On the 31st of May, the European Social Network (ESN) launched at the European Parliament its recent publication ‘Investing in children’s services. Improving outcomes’, which assesses how the principles of the European Commission’s Recommendation ‘Investing in children’ are being implemented across 14 European countries. In two of these countries, Italy and Spain, there have been events recently to address the situation locally.

On the 27th of October, ESN member - the Institute for Research on Population and Social Policy- organised an event in Italy to address the issues identified by ESN report. The discussions focused on improving the provision of early childcare services, which is a key component of the National Action Plan for Children presented by the Italian government, and the actions implemented by local social services to care for unaccompanied children. Local practice is becoming increasingly geared towards promoting child participation. For instance, participants learned about RadioImmaginaria, which is the first radio station in Europe entirely run by children and teenagers aged between 11 and 17.

On the 11th of November, ESN’s Policy Director, Alfonso Lara Montero, was invited as a keynote speaker at an event organised in Pamplona (Spain) by the regional ministry of social rights. This was an opportunity to discuss with public authorities in the region of Navarra key trends in children’s policies and services across Europe, as the Navarra government prepares its future children’s plan. During the discussions, the need to ensure that public policies for children place them at the centre of public policy-making, and ensuring that policies approach children from an integrated perspective, was underlined.

“An integrated approach means that children’s policies should have a multi-dimensional perspective and address not only household income and housing but also early years’ investment, work with schools and effective child protection ensuring that children grow in a nurturing family environment,” argued Mr. Montero.

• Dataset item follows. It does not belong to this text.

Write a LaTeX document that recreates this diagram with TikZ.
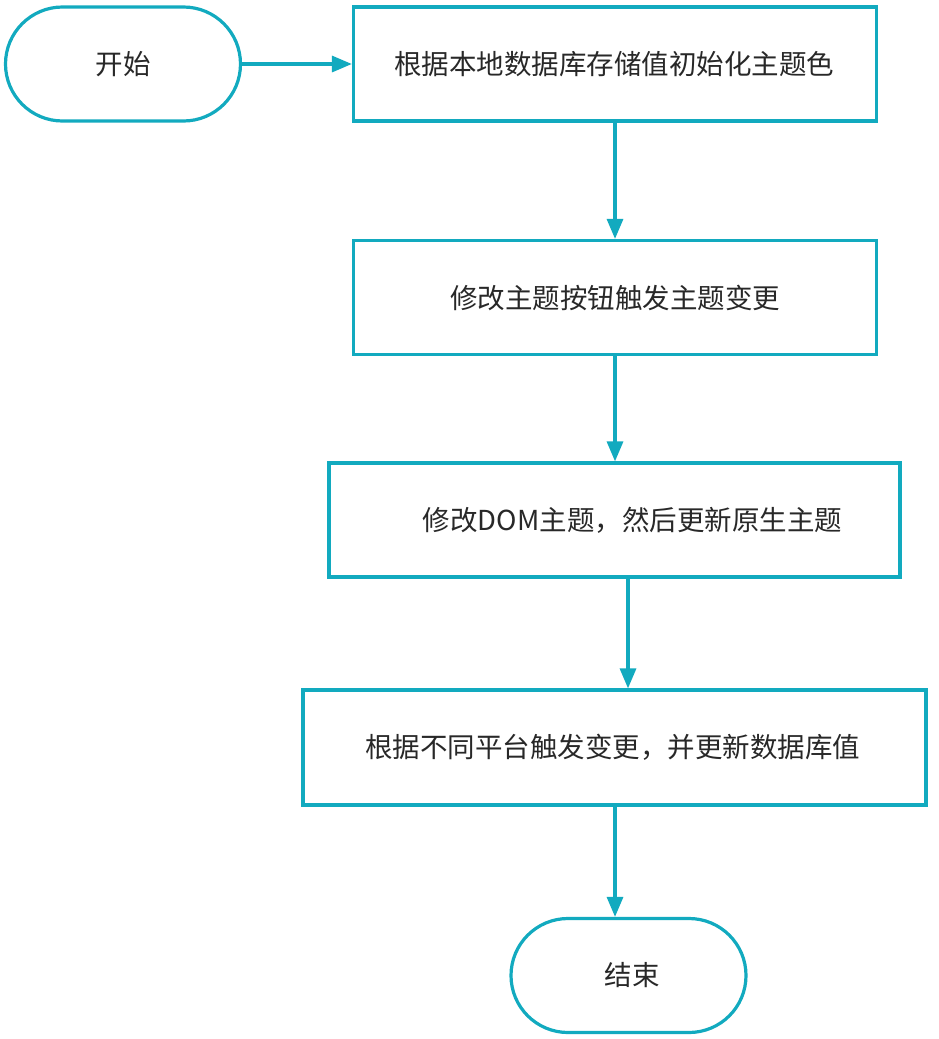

These events contributed to celebrating Children’s Universal Day, when the international community joins in promoting awareness to increase children’s welfare. In both events, it became clear that regional authorities have key competences in children’s policies across the EU, and therefore they play a pivotal role in ensuring implementation of the recommendations put forward by the European Commission. These events offered an inspirational platform to discuss, advocate, promote and celebrate children's rights, translating principles into dialogue and actions to build a better world for children.